Exercise objective: Extract the listing below in full, unchanged.

***** Supplied material *****

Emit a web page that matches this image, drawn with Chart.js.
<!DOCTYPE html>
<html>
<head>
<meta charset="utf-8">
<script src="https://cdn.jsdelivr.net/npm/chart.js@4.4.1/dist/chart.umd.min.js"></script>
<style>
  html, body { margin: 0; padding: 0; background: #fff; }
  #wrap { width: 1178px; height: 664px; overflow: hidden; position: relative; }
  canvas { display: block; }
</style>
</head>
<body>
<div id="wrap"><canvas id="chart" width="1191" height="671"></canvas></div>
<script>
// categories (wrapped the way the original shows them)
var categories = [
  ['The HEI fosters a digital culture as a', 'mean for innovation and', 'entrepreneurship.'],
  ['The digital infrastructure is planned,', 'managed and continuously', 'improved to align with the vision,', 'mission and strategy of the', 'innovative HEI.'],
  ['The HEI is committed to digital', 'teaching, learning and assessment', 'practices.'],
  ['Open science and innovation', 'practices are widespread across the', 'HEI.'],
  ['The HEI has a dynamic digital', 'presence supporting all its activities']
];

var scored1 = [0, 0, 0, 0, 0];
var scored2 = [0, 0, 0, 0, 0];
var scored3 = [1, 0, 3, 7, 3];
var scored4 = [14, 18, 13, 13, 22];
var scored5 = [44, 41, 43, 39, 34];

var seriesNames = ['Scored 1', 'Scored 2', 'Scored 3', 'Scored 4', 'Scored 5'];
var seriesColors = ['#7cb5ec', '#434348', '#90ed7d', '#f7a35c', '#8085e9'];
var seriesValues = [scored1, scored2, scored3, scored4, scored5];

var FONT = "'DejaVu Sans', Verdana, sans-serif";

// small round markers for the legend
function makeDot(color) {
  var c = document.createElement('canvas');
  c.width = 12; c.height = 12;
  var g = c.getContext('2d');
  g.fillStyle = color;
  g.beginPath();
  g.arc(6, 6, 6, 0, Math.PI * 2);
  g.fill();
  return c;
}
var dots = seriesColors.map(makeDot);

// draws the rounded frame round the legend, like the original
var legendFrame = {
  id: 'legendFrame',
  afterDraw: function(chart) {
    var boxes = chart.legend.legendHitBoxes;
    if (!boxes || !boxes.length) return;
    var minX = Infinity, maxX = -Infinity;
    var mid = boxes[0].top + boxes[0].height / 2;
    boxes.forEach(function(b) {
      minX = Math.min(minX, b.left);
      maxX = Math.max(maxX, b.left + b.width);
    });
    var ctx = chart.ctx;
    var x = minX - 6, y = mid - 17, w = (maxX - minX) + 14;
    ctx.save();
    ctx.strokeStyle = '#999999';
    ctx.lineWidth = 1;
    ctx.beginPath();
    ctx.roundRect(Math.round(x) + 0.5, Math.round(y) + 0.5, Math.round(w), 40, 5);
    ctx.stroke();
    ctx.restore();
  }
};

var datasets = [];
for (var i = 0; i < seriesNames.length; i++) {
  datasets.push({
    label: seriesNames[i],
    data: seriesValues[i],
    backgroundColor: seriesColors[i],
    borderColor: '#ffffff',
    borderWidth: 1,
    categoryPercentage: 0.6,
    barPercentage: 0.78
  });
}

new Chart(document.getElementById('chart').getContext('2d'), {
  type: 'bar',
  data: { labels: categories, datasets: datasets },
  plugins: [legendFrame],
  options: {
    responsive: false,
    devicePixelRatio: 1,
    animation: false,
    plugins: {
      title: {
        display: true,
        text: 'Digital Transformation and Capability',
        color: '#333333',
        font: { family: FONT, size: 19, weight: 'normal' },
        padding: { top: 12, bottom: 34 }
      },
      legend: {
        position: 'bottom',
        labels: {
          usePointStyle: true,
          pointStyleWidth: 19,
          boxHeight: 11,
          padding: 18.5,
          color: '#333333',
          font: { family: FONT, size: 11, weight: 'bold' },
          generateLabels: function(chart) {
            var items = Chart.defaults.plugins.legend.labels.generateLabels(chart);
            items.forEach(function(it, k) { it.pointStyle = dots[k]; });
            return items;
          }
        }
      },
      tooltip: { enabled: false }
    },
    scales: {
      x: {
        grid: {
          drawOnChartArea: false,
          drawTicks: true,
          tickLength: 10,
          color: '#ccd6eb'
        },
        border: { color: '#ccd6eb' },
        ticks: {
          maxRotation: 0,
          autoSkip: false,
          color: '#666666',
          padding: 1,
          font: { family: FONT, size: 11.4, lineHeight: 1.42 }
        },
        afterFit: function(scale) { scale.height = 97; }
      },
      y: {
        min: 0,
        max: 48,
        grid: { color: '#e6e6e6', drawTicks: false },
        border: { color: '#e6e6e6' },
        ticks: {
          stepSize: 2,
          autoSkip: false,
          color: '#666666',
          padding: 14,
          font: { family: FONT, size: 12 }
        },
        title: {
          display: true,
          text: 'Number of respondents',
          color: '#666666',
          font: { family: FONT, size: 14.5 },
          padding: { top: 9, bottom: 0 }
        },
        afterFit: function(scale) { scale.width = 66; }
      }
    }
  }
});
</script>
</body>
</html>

*****

Response for this exercise:
Emit a web page that matches this image, drawn with Chart.js.
<!DOCTYPE html>
<html>
<head>
<meta charset="utf-8">
<script src="https://cdn.jsdelivr.net/npm/chart.js@4.4.1/dist/chart.umd.min.js"></script>
<style>
  html, body { margin: 0; padding: 0; background: #fff; }
  #wrap { width: 1178px; height: 664px; overflow: hidden; position: relative; }
  canvas { display: block; }
</style>
</head>
<body>
<div id="wrap"><canvas id="chart" width="1191" height="671"></canvas></div>
<script>
// categories (wrapped the way the original shows them)
var categories = [
  ['The HEI fosters a digital culture as a', 'mean for innovation and', 'entrepreneurship.'],
  ['The digital infrastructure is planned,', 'managed and continuously', 'improved to align with the vision,', 'mission and strategy of the', 'innovative HEI.'],
  ['The HEI is committed to digital', 'teaching, learning and assessment', 'practices.'],
  ['Open science and innovation', 'practices are widespread across the', 'HEI.'],
  ['The HEI has a dynamic digital', 'presence supporting all its activities']
];

var scored1 = [0, 0, 0, 0, 0];
var scored2 = [0, 0, 0, 0, 0];
var scored3 = [1, 0, 3, 7, 3];
var scored4 = [14, 18, 13, 13, 22];
var scored5 = [44, 41, 43, 39, 34];

var seriesNames = ['Scored 1', 'Scored 2', 'Scored 3', 'Scored 4', 'Scored 5'];
var seriesColors = ['#7cb5ec', '#434348', '#90ed7d', '#f7a35c', '#8085e9'];
var seriesValues = [scored1, scored2, scored3, scored4, scored5];

var FONT = "'DejaVu Sans', Verdana, sans-serif";

// small round markers for the legend
function makeDot(color) {
  var c = document.createElement('canvas');
  c.width = 12; c.height = 12;
  var g = c.getContext('2d');
  g.fillStyle = color;
  g.beginPath();
  g.arc(6, 6, 6, 0, Math.PI * 2);
  g.fill();
  return c;
}
var dots = seriesColors.map(makeDot);

// draws the rounded frame round the legend, like the original
var legendFrame = {
  id: 'legendFrame',
  afterDraw: function(chart) {
    var boxes = chart.legend.legendHitBoxes;
    if (!boxes || !boxes.length) return;
    var minX = Infinity, maxX = -Infinity;
    var mid = boxes[0].top + boxes[0].height / 2;
    boxes.forEach(function(b) {
      minX = Math.min(minX, b.left);
      maxX = Math.max(maxX, b.left + b.width);
    });
    var ctx = chart.ctx;
    var x = minX - 6, y = mid - 17, w = (maxX - minX) + 14;
    ctx.save();
    ctx.strokeStyle = '#999999';
    ctx.lineWidth = 1;
    ctx.beginPath();
    ctx.roundRect(Math.round(x) + 0.5, Math.round(y) + 0.5, Math.round(w), 40, 5);
    ctx.stroke();
    ctx.restore();
  }
};

var datasets = [];
for (var i = 0; i < seriesNames.length; i++) {
  datasets.push({
    label: seriesNames[i],
    data: seriesValues[i],
    backgroundColor: seriesColors[i],
    borderColor: '#ffffff',
    borderWidth: 1,
    categoryPercentage: 0.6,
    barPercentage: 0.78
  });
}

new Chart(document.getElementById('chart').getContext('2d'), {
  type: 'bar',
  data: { labels: categories, datasets: datasets },
  plugins: [legendFrame],
  options: {
    responsive: false,
    devicePixelRatio: 1,
    animation: false,
    plugins: {
      title: {
        display: true,
        text: 'Digital Transformation and Capability',
        color: '#333333',
        font: { family: FONT, size: 19, weight: 'normal' },
        padding: { top: 12, bottom: 34 }
      },
      legend: {
        position: 'bottom',
        labels: {
          usePointStyle: true,
          pointStyleWidth: 19,
          boxHeight: 11,
          padding: 18.5,
          color: '#333333',
          font: { family: FONT, size: 11, weight: 'bold' },
          generateLabels: function(chart) {
            var items = Chart.defaults.plugins.legend.labels.generateLabels(chart);
            items.forEach(function(it, k) { it.pointStyle = dots[k]; });
            return items;
          }
        }
      },
      tooltip: { enabled: false }
    },
    scales: {
      x: {
        grid: {
          drawOnChartArea: false,
          drawTicks: true,
          tickLength: 10,
          color: '#ccd6eb'
        },
        border: { color: '#ccd6eb' },
        ticks: {
          maxRotation: 0,
          autoSkip: false,
          color: '#666666',
          padding: 1,
          font: { family: FONT, size: 11.4, lineHeight: 1.42 }
        },
        afterFit: function(scale) { scale.height = 97; }
      },
      y: {
        min: 0,
        max: 48,
        grid: { color: '#e6e6e6', drawTicks: false },
        border: { color: '#e6e6e6' },
        ticks: {
          stepSize: 2,
          autoSkip: false,
          color: '#666666',
          padding: 14,
          font: { family: FONT, size: 12 }
        },
        title: {
          display: true,
          text: 'Number of respondents',
          color: '#666666',
          font: { family: FONT, size: 14.5 },
          padding: { top: 9, bottom: 0 }
        },
        afterFit: function(scale) { scale.width = 66; }
      }
    }
  }
});
</script>
</body>
</html>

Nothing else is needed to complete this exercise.